La RFA créée en mai 1949 fut aussitôt confrontée au néofascisme. Les prémices d’un mouvement antifasciste extraparlementaire existaient dès les années 1960, notamment en 1968 contre les lois sur l’état d’urgence. Dans les années 1970, des « cercles de travail » collectent des informations sur l’extrême droite radicale et, à partir de 1977, des actions coup-de-poing sont entreprises et des manifestations organisées contre les rassemblements du parti néonazi, le NPD, qui réunirent 5 000 personnes à Francfort le 17 juin 1978, puis entre 40 et 50 000 en 1979 à Römerberg. En 1981, une organisation antifasciste à l’échelle nationale commença à émerger, divisée en deux tendances : les militant.es anti-nazi.es et les anti-impérialistes. À partir de 1983, le mouvement des autonomes pratiquant la lutte offensive prit de l’ampleur, à l’occasion du blocage du meeting du NPD à Fallingbostel le 17 juin. Des tracts circulèrent développant la thèse de « l’impérialisme fasciste » : « Pour combattre le fascisme, il faut combattre le système impérialiste ! » Les différents rassemblements sont minutieusement rapporter par l’auteur, partie prenante de ces mouvements : bataille rangée à Nesselwangen en mai 1985 contre la réunion de 600 vétérans SS, les semaines agitées qui suivirent la mort de Günter Sare, écrasé par un véhicule de la police, les actions contre le Volkstrauertag (Jour de deuil pour le peuple) au cimetière militaire de Essel, etc. Une vague de répression suivit la mort de deux policiers pendant une manifestation contre l’extension de l’aéroport de Francfort en novembre 1987.

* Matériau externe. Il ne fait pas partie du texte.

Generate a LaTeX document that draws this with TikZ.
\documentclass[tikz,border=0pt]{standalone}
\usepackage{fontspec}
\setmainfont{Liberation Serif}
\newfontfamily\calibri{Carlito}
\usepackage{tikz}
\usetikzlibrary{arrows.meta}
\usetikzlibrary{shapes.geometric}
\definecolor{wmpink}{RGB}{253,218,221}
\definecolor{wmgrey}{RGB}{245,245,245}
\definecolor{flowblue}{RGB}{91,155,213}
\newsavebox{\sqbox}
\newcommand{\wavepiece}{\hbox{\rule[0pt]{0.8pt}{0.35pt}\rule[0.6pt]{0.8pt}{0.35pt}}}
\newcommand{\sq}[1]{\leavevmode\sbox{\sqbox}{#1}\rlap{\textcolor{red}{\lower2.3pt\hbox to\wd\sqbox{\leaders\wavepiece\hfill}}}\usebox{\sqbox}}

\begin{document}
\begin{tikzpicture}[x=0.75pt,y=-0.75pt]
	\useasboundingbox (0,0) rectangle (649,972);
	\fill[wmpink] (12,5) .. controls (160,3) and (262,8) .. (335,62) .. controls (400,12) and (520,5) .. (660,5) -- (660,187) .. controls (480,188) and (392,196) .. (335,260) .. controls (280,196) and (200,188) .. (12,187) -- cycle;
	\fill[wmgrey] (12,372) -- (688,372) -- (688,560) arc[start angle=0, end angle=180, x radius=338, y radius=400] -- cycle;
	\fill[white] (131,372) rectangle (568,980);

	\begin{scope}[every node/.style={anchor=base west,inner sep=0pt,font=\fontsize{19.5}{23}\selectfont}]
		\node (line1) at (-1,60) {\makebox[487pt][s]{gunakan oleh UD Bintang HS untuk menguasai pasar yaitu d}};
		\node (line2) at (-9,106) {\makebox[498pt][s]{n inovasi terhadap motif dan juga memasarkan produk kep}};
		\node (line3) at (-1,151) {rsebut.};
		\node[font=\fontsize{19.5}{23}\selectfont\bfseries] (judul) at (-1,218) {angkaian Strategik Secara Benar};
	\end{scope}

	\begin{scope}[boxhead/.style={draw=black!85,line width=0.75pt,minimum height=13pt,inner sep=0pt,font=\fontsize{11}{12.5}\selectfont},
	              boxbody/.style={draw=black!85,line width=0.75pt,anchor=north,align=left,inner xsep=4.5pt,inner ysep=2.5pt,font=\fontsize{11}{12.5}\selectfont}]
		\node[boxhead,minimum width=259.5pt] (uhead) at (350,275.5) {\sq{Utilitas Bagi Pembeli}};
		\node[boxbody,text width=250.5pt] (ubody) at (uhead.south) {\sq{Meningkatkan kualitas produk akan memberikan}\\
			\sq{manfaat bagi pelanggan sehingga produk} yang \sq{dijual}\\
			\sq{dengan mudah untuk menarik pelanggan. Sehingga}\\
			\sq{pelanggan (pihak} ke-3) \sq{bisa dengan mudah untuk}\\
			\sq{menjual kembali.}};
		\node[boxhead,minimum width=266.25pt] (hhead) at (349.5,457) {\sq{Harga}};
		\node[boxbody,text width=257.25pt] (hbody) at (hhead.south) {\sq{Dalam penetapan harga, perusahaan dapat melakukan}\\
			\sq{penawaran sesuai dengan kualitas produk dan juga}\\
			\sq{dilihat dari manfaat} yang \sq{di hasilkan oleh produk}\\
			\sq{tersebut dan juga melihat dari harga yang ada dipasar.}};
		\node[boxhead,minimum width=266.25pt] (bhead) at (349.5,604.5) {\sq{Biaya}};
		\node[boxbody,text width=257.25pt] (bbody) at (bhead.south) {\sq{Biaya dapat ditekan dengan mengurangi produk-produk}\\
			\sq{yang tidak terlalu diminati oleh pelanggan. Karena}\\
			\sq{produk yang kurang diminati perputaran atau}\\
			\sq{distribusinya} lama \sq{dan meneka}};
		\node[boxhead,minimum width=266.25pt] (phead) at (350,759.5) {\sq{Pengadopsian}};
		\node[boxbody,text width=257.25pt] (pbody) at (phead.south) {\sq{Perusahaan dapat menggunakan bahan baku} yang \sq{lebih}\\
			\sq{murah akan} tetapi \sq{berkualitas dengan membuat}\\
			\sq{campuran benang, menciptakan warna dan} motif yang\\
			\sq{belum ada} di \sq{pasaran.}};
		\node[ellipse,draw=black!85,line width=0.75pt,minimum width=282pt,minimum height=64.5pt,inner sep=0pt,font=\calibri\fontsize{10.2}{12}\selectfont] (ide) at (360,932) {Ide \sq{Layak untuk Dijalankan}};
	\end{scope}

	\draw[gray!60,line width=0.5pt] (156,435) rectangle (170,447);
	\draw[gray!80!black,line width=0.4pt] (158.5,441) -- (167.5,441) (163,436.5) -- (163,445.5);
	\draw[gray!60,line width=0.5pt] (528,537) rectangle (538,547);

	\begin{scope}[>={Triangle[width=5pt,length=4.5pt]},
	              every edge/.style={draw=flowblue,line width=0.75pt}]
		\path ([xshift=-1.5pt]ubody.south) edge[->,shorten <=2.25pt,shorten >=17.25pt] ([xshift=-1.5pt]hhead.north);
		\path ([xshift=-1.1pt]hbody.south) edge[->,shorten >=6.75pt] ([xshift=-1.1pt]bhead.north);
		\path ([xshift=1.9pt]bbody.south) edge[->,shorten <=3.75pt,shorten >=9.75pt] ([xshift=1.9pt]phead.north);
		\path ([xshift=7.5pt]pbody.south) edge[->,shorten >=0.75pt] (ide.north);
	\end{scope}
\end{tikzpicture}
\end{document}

Avec la dissolution de la RDA en 1989, l’extrême droite refait surface, sous forme d’agressions violentes causant morts et blessés, parallèlement à la naissance du mouvement des squats qui entrent immédiatement en conflit avec les néonazis. En septembre 1991, des commerçants vietnamiens sont attaqués par une poignée de jeunes néonazis à Hoyerswerda, puis 500 personnes attaquèrent un foyer de réfugiés. Une manifestation antifasciste pacifiste rassembla 5 000 personnes. Pourtant quelques mois plus tard, en août 1992, Rostock vécut plusieurs jours d’émeutes racistes rassemblant plus d’un millier d’extrémistes de droite soutenus par 3 000 curieux qui applaudissaient leurs violences, autour d’un foyer pour immigrés surpeuplé.
Le Thüringer Heimatschutz (THS) devint une structure néofasciste de premier plan, avec l’aide et la coopération de l’État qui employait 25 % de ses membres comme agents de renseignement, et donna naissance à une nouvelle cellule terroriste d’extrême droite radicale, le NSU autour de Beate Zschäpe, Uwe Mundlos et Uwe Böhnhardt qui commirent une série de meurtres racistes isolés entre 2000 et 2006 que la police et les médias attribuèrent longtemps à des règlements de compte mafieux. 

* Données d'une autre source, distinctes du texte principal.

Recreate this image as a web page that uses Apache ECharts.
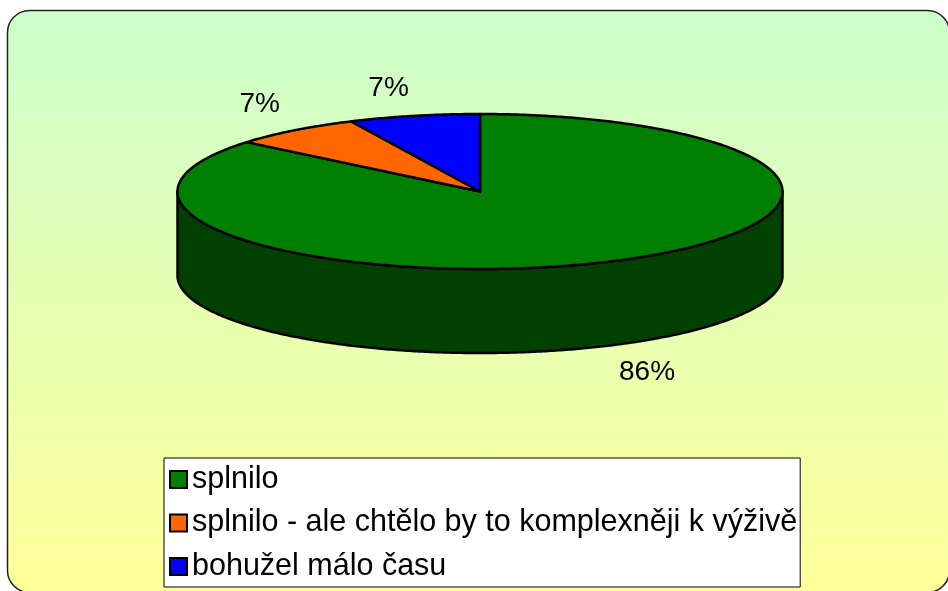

L’antifascisme devint une doctrine d’État fédératrice mais en présentant l’Allemagne libérée du nazisme en 1945, comme la France ou la Hollande, alors que les Alliés durent se battre village par village pour démanteler militairement le régime national-socialiste.
La conférence de l’OMC à Seattle fut le point de départ du mouvement antimondialisation fin 1999. Un nouveau réseau de groupes d’extrême gauche anticapitaliste se créa fin 2005 qui participera activement au blocage du G8 à Heiligendamm en 2008 réunissant 50 000 personnes avec un Schwatzer Block de plusieurs milliers de militant.es, et des rassemblements en mémoire du bombardement de Dresde en 1945, notamment.
Puis, le 22 juillet 2011 Anders Breivik tua 77 personnes en Norvège, le mouvement Pediga apparut en 2014.
Cet ouvrage avant tout historique interroge des problématiques on ne peut plus actuelles. Son exhaustivité, puisque aucun groupuscule ne semble avoir été oublié, ne rend nullement sa lecture austère, stimulée par ailleurs pas l’abondance iconographique, et interroge la grande diversité des stratégies mises en œuvre face à l’extrême droite.